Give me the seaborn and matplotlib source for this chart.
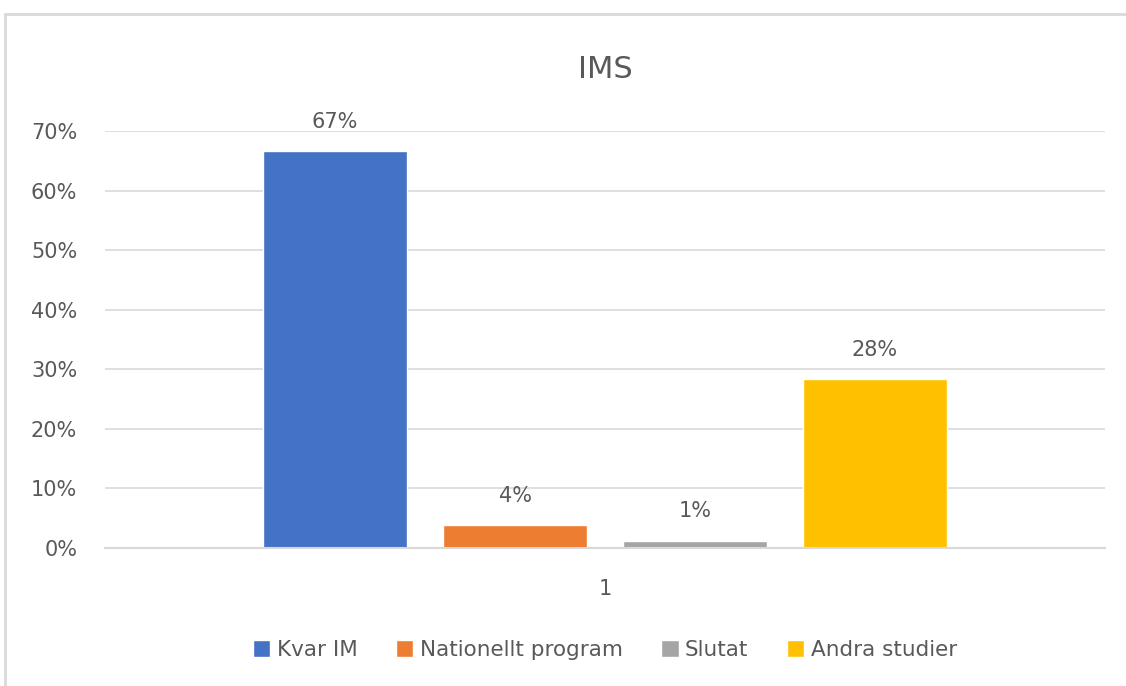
import pandas as pd
import matplotlib.pyplot as plt
import seaborn as sns
from matplotlib.patches import Rectangle
from matplotlib.ticker import PercentFormatter

# data
categories = ["1"]
series = ["Kvar IM", "Nationellt program", "Slutat", "Andra studier"]
values = [0.666, 0.038, 0.012, 0.283]
colors = ["#4472C4", "#ED7D31", "#A5A5A5", "#FFC000"]

df = pd.DataFrame({"group": categories * len(series), "series": series, "value": values})

sns.set_theme(style="white")
plt.rcParams['font.family'] = ['Liberation Sans Narrow', 'DejaVu Sans']
text_col = "#595959"

fig = plt.figure(figsize=(11.26, 6.86), dpi=100)
ax = fig.add_axes([105 / 1126, 138 / 686, 1000 / 1126, 417 / 686])

# light frame around the chart area (Excel style)
fig.patches.append(Rectangle((5 / 1126, -0.01), 1.02, (686 - 14) / 686 + 0.01,
                             transform=fig.transFigure, fill=False,
                             edgecolor="#D9D9D9", linewidth=2))

sns.barplot(data=df, x="group", y="value", hue="series", palette=colors,
            width=0.72, gap=0.2, ax=ax, saturation=1, legend=True)

ax.set_ylim(0, 0.7)
ax.set_xlim(-0.5, 0.5)
ax.yaxis.set_major_formatter(PercentFormatter(1.0, decimals=0))
ax.set_yticks([i / 10 for i in range(8)])
ax.grid(axis="y", color="#D9D9D9", linewidth=1.2)
ax.set_axisbelow(True)
for s in ["top", "right", "left"]:
    ax.spines[s].set_visible(False)
ax.spines["bottom"].set_color("#D9D9D9")
ax.spines["bottom"].set_linewidth(1.5)
ax.tick_params(axis="y", length=0, labelsize=15, labelcolor=text_col, pad=20)
ax.tick_params(axis="x", length=0, labelsize=15, labelcolor=text_col, pad=22)
ax.set_xlabel("")
ax.set_ylabel("")

for cont, v in zip(ax.containers, values):
    ax.bar_label(cont, labels=[f"{v:.0%}"], padding=14, fontsize=15, color=text_col)

fig.text(605 / 1126, 1 - 70 / 686, "IMS", ha="center", va="center", fontsize=22, color=text_col)

leg = ax.legend(loc="center", bbox_to_anchor=(0.5, -0.245), ncol=4, frameon=False,
                fontsize=15.5, handlelength=0.8, handleheight=0.8, handletextpad=0.3,
                columnspacing=1.8)
for t in leg.get_texts():
    t.set_color(text_col)

fig.savefig("out.png", dpi=100)
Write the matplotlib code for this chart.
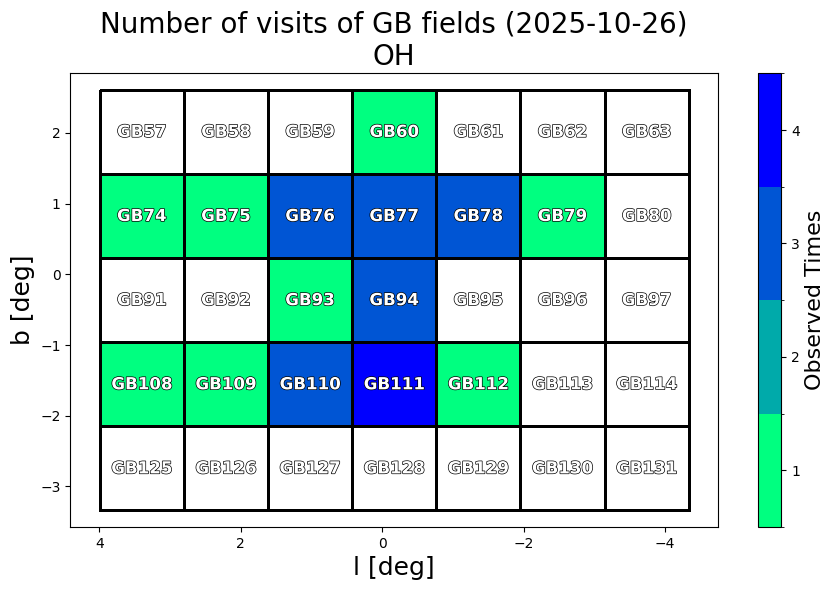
import numpy as np
import matplotlib
matplotlib.use("Agg")
import matplotlib.pyplot as plt
import matplotlib.patheffects as pe
from matplotlib.colors import ListedColormap, BoundaryNorm

# field centres (deg) and number of visits
l_centers = [3.40, 2.21, 1.02, -0.17, -1.36, -2.55, -3.74]
b_centers = [2.015, 0.825, -0.365, -1.555, -2.745]
cell = 1.19

field_ids = [
    [57, 58, 59, 60, 61, 62, 63],
    [74, 75, 76, 77, 78, 79, 80],
    [91, 92, 93, 94, 95, 96, 97],
    [108, 109, 110, 111, 112, 113, 114],
    [125, 126, 127, 128, 129, 130, 131],
]
visits = [
    [0, 0, 0, 1, 0, 0, 0],
    [1, 1, 3, 3, 3, 1, 0],
    [0, 0, 1, 3, 0, 0, 0],
    [1, 1, 3, 4, 1, 0, 0],
    [0, 0, 0, 0, 0, 0, 0],
]
levels = [1, 2, 3, 4]

base = plt.get_cmap("winter_r")
cmap = ListedColormap([base(i / (len(levels) - 1)) for i in range(len(levels))])
cmap.set_under("white")
norm = BoundaryNorm(np.arange(0.5, len(levels) + 1), cmap.N)

lc = np.array(l_centers)
bc = np.array(b_centers)
l_edges = np.append(lc + cell / 2, lc[-1] - cell / 2)
b_edges = np.append(bc + cell / 2, bc[-1] - cell / 2)

fig = plt.figure(figsize=(8.35, 5.9), dpi=100)
ax = fig.add_axes([0.0842, 0.1068, 0.7758, 0.7689])
cax = fig.add_axes([0.9081, 0.1068, 0.0275, 0.7689])

mesh = ax.pcolormesh(l_edges, b_edges, np.array(visits), cmap=cmap, norm=norm,
                     edgecolors="black", linewidth=2)

for j, b in enumerate(b_centers):
    for i, l in enumerate(l_centers):
        ax.text(l, b, f"GB{field_ids[j][i]}", ha="center", va="center",
                color="white", fontsize=12, fontweight="bold",
                path_effects=[pe.withStroke(linewidth=1.0, foreground="black")])

ax.use_sticky_edges = False
ax.margins(0.05)
ax.set_aspect("equal", adjustable="datalim")
ax.invert_xaxis()
ax.set_xlabel("l [deg]", fontsize=18)
ax.set_ylabel("b [deg]", fontsize=18)
ax.set_title("Number of visits of GB fields (2025-10-26)\nOH", fontsize=20)

cb = fig.colorbar(mesh, cax=cax, ticks=levels)
cb.set_label("Observed Times", fontsize=16)

fig.savefig("out.png", dpi=100)
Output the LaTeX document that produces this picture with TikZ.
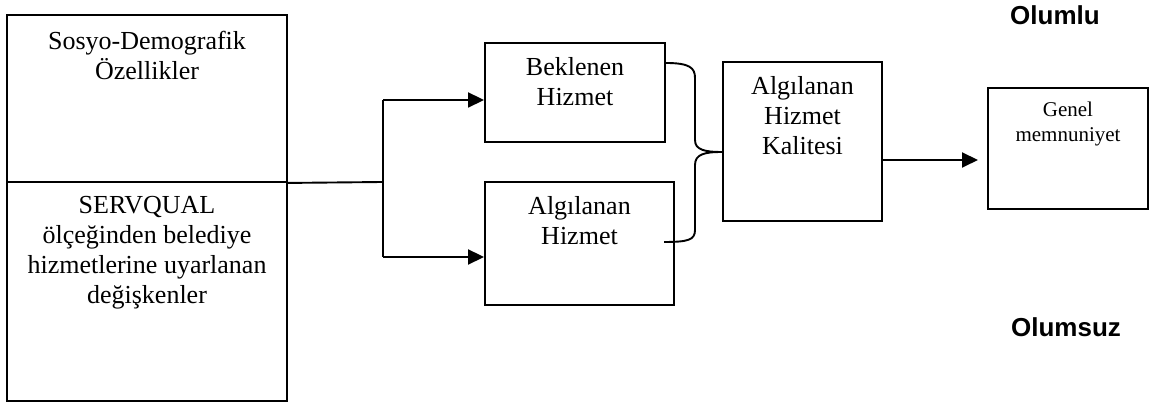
\documentclass[tikz,border=0pt]{standalone}
\usepackage{fontspec}
\setmainfont{Liberation Serif}
\setsansfont{Liberation Sans}
\usetikzlibrary{arrows.meta,positioning}
\tikzset{
  box/.style={draw, line width=1.9pt, inner sep=0pt},
  lbl/.style={align=center, inner sep=0pt, font=\fontsize{26}{30}\selectfont},
  sml/.style={align=center, inner sep=0pt, font=\fontsize{21}{25}\selectfont},
  tag/.style={inner sep=0pt, font=\sffamily\bfseries\fontsize{26}{30}\selectfont},
  link/.style={line width=1.9pt},
  arr/.style={link, -{Triangle[length=16pt,width=15pt]}},
}
\begin{document}
\begin{tikzpicture}[x=1pt,y=1pt]
  \useasboundingbox (0,0) rectangle (1149,403);
  % left box, split in two
  \node[box, minimum width=280pt, minimum height=167pt] (sdem) at (147,304.5) {};
  \node[box, minimum width=280pt, minimum height=219pt] (serv) at (147,111.5) {};
  \node[lbl, below=17pt of sdem.north] (sdemtxt) {Sosyo-Demografik\\Özellikler};
  \node[lbl, below=15.5pt of serv.north] (servtxt) {SERVQUAL\\ölçeğinden belediye\\hizmetlerine uyarlanan\\değişkenler};
  % expected / perceived service
  \node[box, minimum width=180pt, minimum height=99pt] (bek) at (575,310.5) {};
  \node[lbl, below=15pt of bek.north] (bektxt) {Beklenen\\Hizmet};
  \node[box, minimum width=189pt, minimum height=123pt] (alg) at (579.5,159.5) {};
  \node[lbl, below=15pt of alg.north] (algtxt) {Algılanan\\Hizmet};
  % perceived service quality
  \node[box, minimum width=159pt, minimum height=159pt] (ahk) at (802.5,261.5) {};
  \node[lbl, below=15pt of ahk.north] (ahktxt) {Algılanan\\Hizmet\\Kalitesi};
  % overall satisfaction
  \node[box, minimum width=160pt, minimum height=121pt] (gen) at (1068,254.5) {};
  \node[sml, below=15pt of gen.north] (gentxt) {Genel\\memnuniyet};
  % side tags
  \node[tag, anchor=north] (olumlu) at (1055,398) {Olumlu};
  \node[tag, anchor=north] (olumsuz) at (1066,86) {Olumsuz};
  % split line and arrows
  \coordinate (split) at (383,221);
  \coordinate (up) at (383,303);
  \coordinate (dn) at (383,146);
  \draw[link] (sdem.south east) -- (split);
  \draw[link] (up) -- (dn);
  \draw[arr] (up) -- (up -| bek.west);
  \draw[arr] (dn) -- (dn -| alg.west);
  % brace into quality box
  \coordinate (bekout) at (bek.east |- 0,340);
  \coordinate (ahkin) at (ahk.west |- 0,251);
  \coordinate (algout) at (664,161);
  \draw[link] (bekout) .. controls (690,340) and (695,335) .. (695,325) -- (695,263)
    .. controls (695,253) and (705,251) .. (ahkin);
  \draw[link] (ahkin) .. controls (705,251) and (695,249) .. (695,238) -- (695,173)
    .. controls (695,163) and (688,161) .. (algout);
  % to satisfaction
  \coordinate (ahkout) at (ahk.east |- 0,243);
  \coordinate (genin) at (978,243);
  \draw[arr] (ahkout) -- (genin);
\end{tikzpicture}
\end{document}
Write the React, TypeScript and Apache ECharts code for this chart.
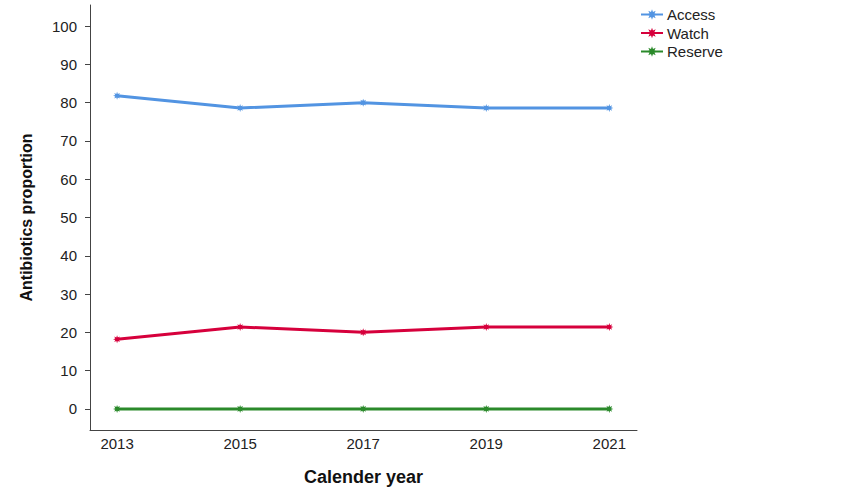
import React, { useEffect, useRef } from "react";
import * as echarts from "echarts";

const years = [2013, 2015, 2017, 2019, 2021];
const accessValues = [81.8, 78.6, 80.0, 78.6, 78.6];
const watchValues = [18.2, 21.4, 20.0, 21.4, 21.4];
const reserveValues = [0, 0, 0, 0, 0];
const yTicks = [0, 10, 20, 30, 40, 50, 60, 70, 80, 90, 100];

function starPath(points: number, outer: number, inner: number): string {
  const parts: string[] = [];
  for (let i = 0; i < points * 2; i++) {
    const r = i % 2 === 0 ? outer : inner;
    const a = (Math.PI * i) / points - Math.PI / 2;
    const x = (outer + r * Math.cos(a)).toFixed(2);
    const y = (outer + r * Math.sin(a)).toFixed(2);
    parts.push((i === 0 ? "M" : "L") + x + " " + y);
  }
  return "path://" + parts.join(" ") + " Z";
}

const STAR = starPath(8, 10, 5);

export default function App() {
  const ref = useRef<HTMLDivElement>(null);
  useEffect(() => {
    if (!ref.current) return;
    const chart = echarts.init(ref.current, undefined, { renderer: "svg" });
    const mk = (name: string, vals: number[], color: string) => ({
      name,
      type: "line",
      data: years.map((y, i) => [y, vals[i]]),
      symbol: STAR,
      symbolSize: 8,
      showSymbol: true,
      lineStyle: { color, width: 3 },
      itemStyle: { color },
      emphasis: { disabled: true },
    });
    chart.setOption({
      animation: false,
      textStyle: { fontFamily: "Liberation Sans, Arial, sans-serif" },
      grid: { left: 90, right: 214, top: 5, bottom: 71 },
      legend: {
        orient: "vertical",
        left: 635,
        top: 2,
        itemWidth: 22,
        itemHeight: 13,
        itemGap: 3.5,
        textStyle: { fontSize: 15, color: "#222", padding: [0, 0, 0, -1] },
        data: ["Access", "Watch", "Reserve"],
      },
      xAxis: {
        type: "value",
        min: 2012.56,
        max: 2021.45,
        name: "Calender year",
        nameLocation: "middle",
        nameGap: 38,
        nameTextStyle: { fontSize: 18, fontWeight: "bold", color: "#111" },
        axisLine: { show: true, onZero: false, lineStyle: { color: "#444", width: 1 } },
        axisTick: { show: false },
        splitLine: { show: false },
        axisLabel: {
          customValues: years,
          formatter: (v: number) => String(Math.round(v)),
          fontSize: 15,
          color: "#222",
          margin: 6,
        },
      },
      yAxis: {
        type: "value",
        min: -5.5,
        max: 105.5,
        name: "Antibiotics proportion",
        nameLocation: "middle",
        nameGap: 56,
        nameTextStyle: { fontSize: 16, fontWeight: "bold", color: "#111" },
        axisLine: { show: true, onZero: false, lineStyle: { color: "#444", width: 1 } },
        axisTick: {
          show: true,
          customValues: yTicks,
          length: 5,
          lineStyle: { color: "#444" },
        },
        splitLine: { show: false },
        axisLabel: {
          customValues: yTicks,
          fontSize: 15,
          color: "#222",
          margin: 13,
        },
      },
      series: [
        mk("Access", accessValues, "#5294e2"),
        mk("Watch", watchValues, "#d6003c"),
        mk("Reserve", reserveValues, "#2b8a2b"),
      ],
    });
    return () => chart.dispose();
  }, []);
  return <div ref={ref} style={{ width: 851, height: 501, position: "absolute", left: 0, top: 0 }} />;
}
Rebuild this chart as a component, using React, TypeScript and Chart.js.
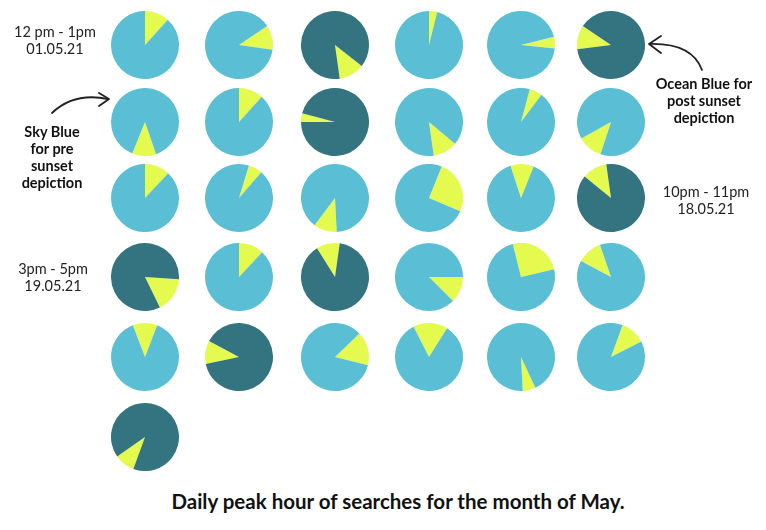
import React, { useEffect, useRef } from "react";
import { Chart, registerables } from "chart.js";
Chart.register(...registerables);

// Day of May 2021 for each pie
const dayLabels = [
  "01.05.21", "02.05.21", "03.05.21", "04.05.21", "05.05.21", "06.05.21",
  "07.05.21", "08.05.21", "09.05.21", "10.05.21", "11.05.21", "12.05.21",
  "13.05.21", "14.05.21", "15.05.21", "16.05.21", "17.05.21", "18.05.21",
  "19.05.21", "20.05.21", "21.05.21", "22.05.21", "23.05.21", "24.05.21",
  "25.05.21", "26.05.21", "27.05.21", "28.05.21", "29.05.21", "30.05.21",
  "31.05.21",
];

// Peak-hour wedge on a 12-hour clock face, in degrees clockwise from 12 o'clock
const peakStartDeg = [
  0, 56, 128, 0, 76, 263,
  161, 0, 270, 130, 15, 198,
  0, 17, 177, 22, 342, 309,
  94, 0, 328, 90, 346, 298,
  339, 258, 46, 333, 155, 20,
  200,
];
const peakEndDeg = [
  42, 98, 172, 14, 96, 304,
  202, 42, 285, 172, 37, 241,
  43, 41, 217, 113, 22, 352,
  154, 43, 8, 135, 77, 341,
  21, 298, 104, 32, 177, 63,
  235,
];
// true = peak after sunset (ocean blue), false = before sunset (sky blue)
const postSunset = [
  false, false, true, false, false, true,
  false, false, true, false, false, false,
  false, false, false, false, false, true,
  true, false, true, false, false, false,
  false, true, false, false, false, false,
  true,
];

const SKY = "#5ABFD4";
const OCEAN = "#347480";
const PEAK = "#E5FA4E";

const colX = [144.5, 238.7, 335.3, 428.8, 521.2, 611.3];
const rowY = [44.7, 121.5, 197.8, 276.7, 357, 437];
const R = 34;

function Pie({ i }: { i: number }) {
  const ref = useRef<HTMLCanvasElement>(null);
  useEffect(() => {
    const start = peakStartDeg[i];
    let end = peakEndDeg[i];
    if (end < start) end += 360;
    const w = end - start;
    const chart = new Chart(ref.current as HTMLCanvasElement, {
      type: "pie",
      data: {
        labels: ["Peak hour " + dayLabels[i], "Other"],
        datasets: [
          {
            data: [w, 360 - w],
            backgroundColor: [PEAK, postSunset[i] ? OCEAN : SKY],
            borderWidth: 0,
          },
        ],
      },
      options: {
        responsive: false,
        animation: false,
        rotation: start,
        events: [],
        layout: { padding: 0 },
        plugins: { legend: { display: false }, tooltip: { enabled: false } },
      },
    });
    return () => chart.destroy();
  }, [i]);
  const x = colX[i % 6];
  const y = rowY[Math.floor(i / 6)];
  return (
    <canvas
      ref={ref}
      width={R * 2}
      height={R * 2}
      style={{ position: "absolute", left: x - R, top: y - R, width: R * 2, height: R * 2 }}
    />
  );
}

function Label({ lines, cx, cy, bold, size }: { lines: string[]; cx: number; cy: number; bold?: boolean; size?: number }) {
  const lh = 17;
  return (
    <div
      style={{
        position: "absolute",
        left: cx - 100,
        width: 200,
        top: cy - lh / 2,
        textAlign: "center",
        fontFamily: "Lato, 'Noto Sans', sans-serif",
        fontWeight: bold ? 700 : 400,
        fontSize: size || 14.5,
        lineHeight: lh + "px",
        color: bold ? "#111" : "#222",
        whiteSpace: "nowrap",
      }}
    >
      {lines.map((l, k) => (
        <div key={k}>{l}</div>
      ))}
    </div>
  );
}

export default function App() {
  return (
    <div style={{ position: "fixed", left: 0, top: 0, width: 766, height: 530, background: "#fff", overflow: "hidden" }}>
      {dayLabels.map((_, i) => (
        <Pie key={i} i={i} />
      ))}
      <Label lines={["12 pm - 1pm", "01.05.21"]} cx={55} cy={31} />
      <Label lines={["Sky Blue", "for pre", "sunset", "depiction"]} cx={52} cy={131} bold size={14.5} />
      <Label lines={["3pm - 5pm", "19.05.21"]} cx={53} cy={268} />
      <Label lines={["Ocean Blue for", "post sunset", "depiction"]} cx={704} cy={83} bold size={14.5} />
      <Label lines={["10pm - 11pm", "18.05.21"]} cx={706} cy={191} />
      <div
        style={{
          position: "absolute",
          left: 0,
          width: 796,
          top: 489,
          textAlign: "center",
          fontFamily: "Lato, 'Noto Sans', sans-serif",
          fontWeight: 700,
          fontSize: 20.5,
          lineHeight: "24px",
          color: "#111",
        }}
      >
        Daily peak hour of searches for the month of May.
      </div>
      <svg width={766} height={530} style={{ position: "absolute", left: 0, top: 0, pointerEvents: "none" }}>
        <g fill="none" stroke="#222" strokeWidth={1.8} strokeLinecap="round" strokeLinejoin="round">
          <path d="M52,113 Q74,92 108,99" />
          <path d="M99,93 L109,99 L99,106" />
          <path d="M702,70 Q692,43 650,44" />
          <path d="M661,36 L649,44 L661,53" />
        </g>
      </svg>
    </div>
  );
}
▬▬▬
What lines above run from the one with "Write the React, TypeScript" to the one with "import * as"? Give them again exactly, ends included, and leave the pictures out.

▶ _Exercise solution_
Write the React, TypeScript and Apache ECharts code for this chart.
import React, { useEffect, useRef } from "react";
import * as echarts from "echarts";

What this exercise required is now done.